How would you describe what you do?
I am an artist because I am uncertain. My art-objects are, first and foremost, results of a philosophical inquiry – critical thinking about what it means to be human.
Can you describe your studio and the way you work?
The initial stage – research – requires a quiet space for reading, planning, pinning and connecting ideas to boards. The practical stages involve testing and working in a messy, noisy studio. In between this, there's always a lot of running around – from searching for suppliers to collecting materials. Many of my projects have been solved in a hardware store.
How do craft and concept overlap in your work?
I attempt to fuse artistic creativity with design craft. As it is related to experience and production value, craft is hugely important but it doesn't have to necessarily be my craft. Many of my projects are executed by a third party. My authorship rests with the concept. The concept is always of first importance. The craft is a way of communicating the ideas in the best way possible.

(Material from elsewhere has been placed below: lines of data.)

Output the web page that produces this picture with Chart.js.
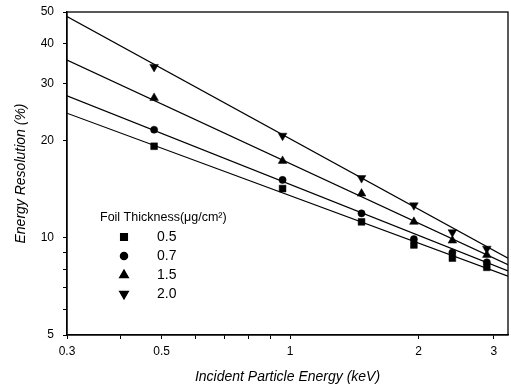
<!DOCTYPE html>
<html><head><meta charset="utf-8">
<script src="https://cdn.jsdelivr.net/npm/chart.js@4.4.1/dist/chart.umd.min.js"></script>
<style>html,body{margin:0;padding:0;background:#fff}#wrap{width:511px;height:389px}</style>
</head><body><div id="wrap"><canvas id="c" width="511" height="389"></canvas></div>
<script>
// Data
const energies = [0.48, 0.96, 1.47, 1.95, 2.40, 2.89];
const thicknessLabels = ['0.5', '0.7', '1.5', '2.0'];
const res05 = [19.2, 14.2, 11.2, 9.5, 8.65, 8.1];
const res07 = [21.6, 15.1, 11.9, 9.9, 9.0, 8.4];
const res15 = [27.1, 17.3, 13.7, 11.2, 9.8, 8.85];
const res20 = [33.8, 20.7, 15.3, 12.6, 10.4, 9.25];
// fitted power-law lines (end points at the axis limits)
const fitX = [0.3, 3.24];
const fit05 = [24.3, 7.6];
const fit07 = [27.5, 7.9];
const fit15 = [35.5, 8.25];
const fit20 = [48.4, 8.65];
const xTicks = [0.3, 0.4, 0.5, 0.6, 0.7, 0.8, 0.9, 1, 2, 3];
const xLabeled = [0.3, 0.5, 1, 2, 3];
const yTicks = [5, 6, 7, 8, 9, 10, 20, 30, 40, 50];
const yLabeled = [5, 10, 20, 30, 40, 50];

const pts = (xs, ys) => xs.map((x, i) => ({x, y: ys[i]}));
const styles = [
  {pointStyle: 'rect', radius: 4.8, rotation: 0},
  {pointStyle: 'circle', radius: 3.6, rotation: 0},
  {pointStyle: 'triangle', radius: 5, rotation: 0},
  {pointStyle: 'triangle', radius: 5, rotation: 180}
];
const series = [res05, res07, res15, res20];
const fits = [fit05, fit07, fit15, fit20];

const datasets = [];
fits.forEach((f) => datasets.push({
  type: 'line', data: pts(fitX, f), borderColor: '#000', borderWidth: 1.2,
  pointRadius: 0, fill: false, tension: 0, isFit: true
}));
series.forEach((s, i) => datasets.push({
  type: 'line', label: thicknessLabels[i], data: pts(energies, s), showLine: false,
  pointStyle: styles[i].pointStyle, pointRadius: styles[i].radius, pointRotation: styles[i].rotation,
  pointBackgroundColor: '#000', pointBorderColor: '#000', pointBorderWidth: 0.5
}));

const framePlugin = {
  id: 'frame',
  afterDraw(chart) {
    const {ctx, chartArea: a} = chart;
    ctx.save();
    ctx.strokeStyle = '#000'; ctx.lineWidth = 1.3;
    ctx.strokeRect(a.left, a.top, a.right - a.left, a.bottom - a.top);
    // legend inside plot
    const lx = a.left + 33, ty = a.top + 206;
    ctx.fillStyle = '#000';
    ctx.font = '12.5px "Liberation Sans", Arial, sans-serif';
    ctx.textBaseline = 'middle'; ctx.textAlign = 'left';
    ctx.fillText('Foil Thickness(\u03BCg/cm\u00B2)', lx, ty);
    ctx.font = '14px "Liberation Sans", Arial, sans-serif';
    const ds = chart.data.datasets.filter(d => !d.isFit);
    ds.forEach((d, i) => {
      const y = ty + 19 + i * 19;
      Chart.helpers.drawPoint(ctx, {pointStyle: d.pointStyle, radius: d.pointRadius, rotation: d.pointRotation, borderWidth: 0.5}, lx + 24, y);
      ctx.fill();
      ctx.fillText(d.label, lx + 57, y);
    });
    ctx.restore();
  }
};

new Chart(document.getElementById('c'), {
  type: 'line',
  data: {datasets},
  options: {
    responsive: false, animation: false, devicePixelRatio: 1,
    layout: {autoPadding: false, padding: {left: 0, right: 3, top: 12, bottom: 0}},
    plugins: {legend: {display: false}, tooltip: {enabled: false}},
    scales: {
      x: {
        type: 'logarithmic', min: 0.3, max: 3.24,
        afterBuildTicks: (s) => { s.ticks = xTicks.map(v => ({value: v})); },
        afterFit: (s) => { s.height = 54; s.paddingLeft = 0; s.paddingRight = 0; },
        ticks: {
          autoSkip: false, maxRotation: 0, padding: 5, color: '#000',
          font: {family: '"Liberation Sans", Arial, sans-serif', size: 12},
          callback: (v) => xLabeled.includes(v) ? String(v) : ''
        },
        grid: {drawOnChartArea: false, tickLength: 4, tickColor: '#000', drawTicks: true},
        border: {display: true, color: '#000', width: 1.3},
        title: {display: true, text: 'Incident Particle Energy (keV)', color: '#000',
          font: {family: '"Liberation Sans", Arial, sans-serif', size: 14, style: 'italic'},
          padding: {top: 2, bottom: 3}}
      },
      y: {
        type: 'logarithmic', min: 5, max: 50,
        afterBuildTicks: (s) => { s.ticks = yTicks.map(v => ({value: v})); },
        afterFit: (s) => { s.width = 67; s.paddingTop = 0; s.paddingBottom = 0; },
        ticks: {
          autoSkip: false, padding: 9, color: '#000',
          font: {family: '"Liberation Sans", Arial, sans-serif', size: 12},
          callback: (v) => yLabeled.includes(v) ? String(v) : ''
        },
        grid: {drawOnChartArea: false, tickLength: 4, tickColor: '#000', drawTicks: true},
        border: {display: true, color: '#000', width: 1.3},
        title: {display: true, text: 'Energy Resolution (%)', color: '#000',
          font: {family: '"Liberation Sans", Arial, sans-serif', size: 14, style: 'italic'},
          padding: {top: 13, bottom: 0}}
      }
    }
  },
  plugins: [framePlugin]
});
</script></body></html>
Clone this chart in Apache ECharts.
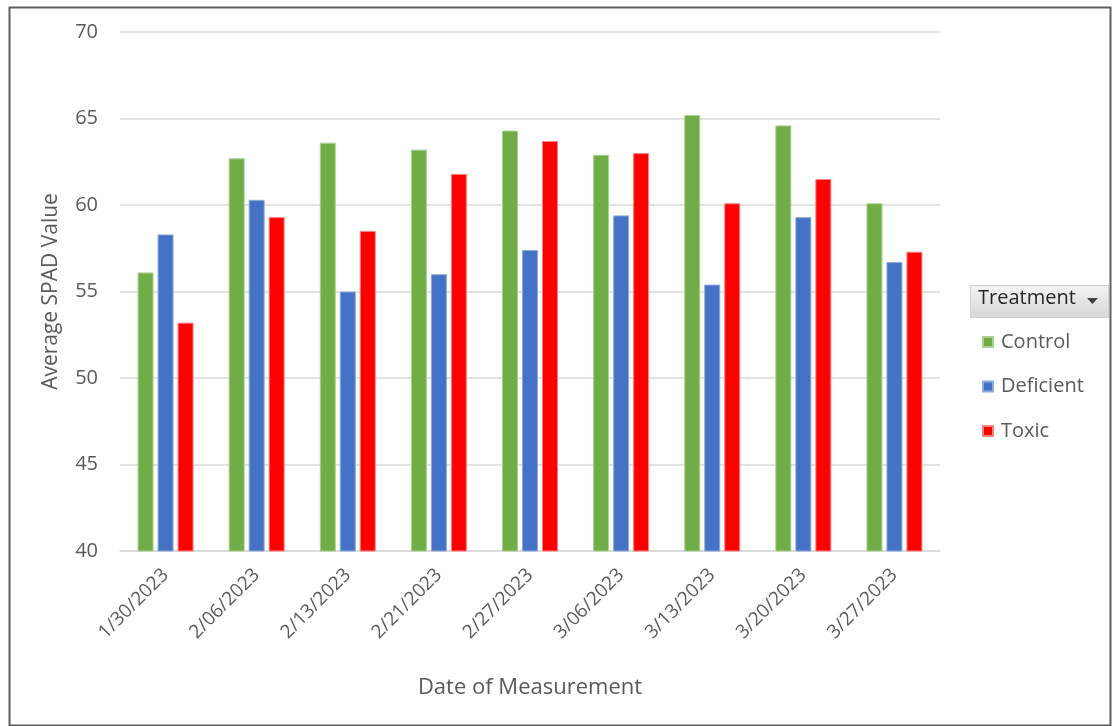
<!DOCTYPE html>
<html>
<head>
<meta charset="utf-8">
<script src="https://cdn.jsdelivr.net/npm/echarts@6/dist/echarts.min.js"></script>
<style>
  html, body { margin: 0; padding: 0; background: #fff; }
  #chart { width: 1112px; height: 726px; }
</style>
</head>
<body>
<div id="chart"></div>
<script>
// data
var dates = ['1/30/2023', '2/06/2023', '2/13/2023', '2/21/2023', '2/27/2023',
             '3/06/2023', '3/13/2023', '3/20/2023', '3/27/2023']
var control   = [56.1, 62.7, 63.6, 63.2, 64.3, 62.9, 65.2, 64.6, 60.1]
var deficient = [58.3, 60.3, 55.0, 56.0, 57.4, 59.4, 55.4, 59.3, 56.7]
var toxic     = [53.2, 59.3, 58.5, 61.8, 63.7, 63.0, 60.1, 61.5, 57.3]
var yTicks = [40, 45, 50, 55, 60, 65, 70]

var font = '"Open Sans", "Liberation Sans", sans-serif'
var txt = '#595959'

var chartDom = document.getElementById('chart')
var myChart = echarts.init(chartDom, null, { renderer: 'canvas' })

function bar(name, data, color, border) {
  return {
    name: name,
    type: 'bar',
    data: data,
    barWidth: 16,
    barGap: '25%',
    itemStyle: { color: color, borderColor: border, borderWidth: 1 }
  }
}

var option = {
  backgroundColor: '#fff',
  animation: false,
  textStyle: { fontFamily: font },
  grid: { left: 120, right: 172, top: 32, bottom: 175 },
  xAxis: {
    type: 'category',
    data: dates,
    name: 'Date of Measurement',
    nameLocation: 'middle',
    nameGap: 126,
    nameTextStyle: { color: txt, fontSize: 22, fontFamily: font },
    axisTick: { show: false },
    axisLine: { lineStyle: { color: '#d9d9d9', width: 1.5 } },
    axisLabel: { rotate: 45, color: txt, fontSize: 19, margin: 21, fontFamily: font }
  },
  yAxis: {
    type: 'value',
    min: yTicks[0],
    max: yTicks[yTicks.length - 1],
    interval: 5,
    name: 'Average SPAD Value',
    nameLocation: 'middle',
    nameGap: 58,
    nameTextStyle: { color: txt, fontSize: 21, fontFamily: font },
    axisLine: { show: false },
    axisTick: { show: false },
    axisLabel: { color: txt, fontSize: 20, margin: 22, fontFamily: font },
    splitLine: { lineStyle: { color: '#d9d9d9', width: 1.5 } }
  },
  legend: {
    orient: 'vertical',
    left: 977,
    top: 327,
    itemWidth: 10,
    itemHeight: 10,
    itemGap: 24.5,
    icon: 'rect',
    textStyle: { color: txt, fontSize: 20, fontFamily: font, padding: [0, 0, 0, 3] },
    data: ['Control', 'Deficient', 'Toxic']
  },
  graphic: [
    {
      type: 'rect',
      left: 7, top: 5,
      shape: { width: 1101, height: 718 },
      style: { fill: 'none', stroke: '#5f5f5f', lineWidth: 2 },
      silent: true
    },
    {
      type: 'rect',
      left: 970, top: 285,
      shape: { width: 138, height: 32 },
      style: {
        fill: new echarts.graphic.LinearGradient(0, 0, 0, 1, [
          { offset: 0, color: '#f4f4f4' },
          { offset: 1, color: '#d6d6d6' }
        ]),
        stroke: '#d0d0d0', lineWidth: 1
      }
    },
    {
      type: 'text',
      left: 978, top: 288,
      style: { text: 'Treatment', fill: '#262626', fontSize: 20, fontFamily: font }
    },
    {
      type: 'polygon',
      shape: { points: [[1087, 298], [1098, 298], [1092.5, 304]] },
      style: { fill: '#404040' }
    }
  ],
  series: [
    bar('Control', control, '#70ad47', '#a9d18e'),
    bar('Deficient', deficient, '#4472c4', '#8faadc'),
    bar('Toxic', toxic, '#ff0000', '#ff8080')
  ]
}

option && myChart.setOption(option)
</script>
</body>
</html>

How did you approach this project?
Much of original 16th century Delftware imagery involves ornate depictions of flowers, particularly tulips. My contribution, Bloom, absorbs this formally decorative approach, abstracting and transforming it into something 'other'. The symbolic potential of the flower, the plant's reproductive organs, is amplified. The whirling image, rendered in typical Delftware blue, is at once an exploded view of a flower, an entrancing womb and a spiralling surf wave. In addition, the soft, womb-like 'flower' is contrasted with the hard, phallic nature of the surfboard, creating an encounter between feminine and masculine elements.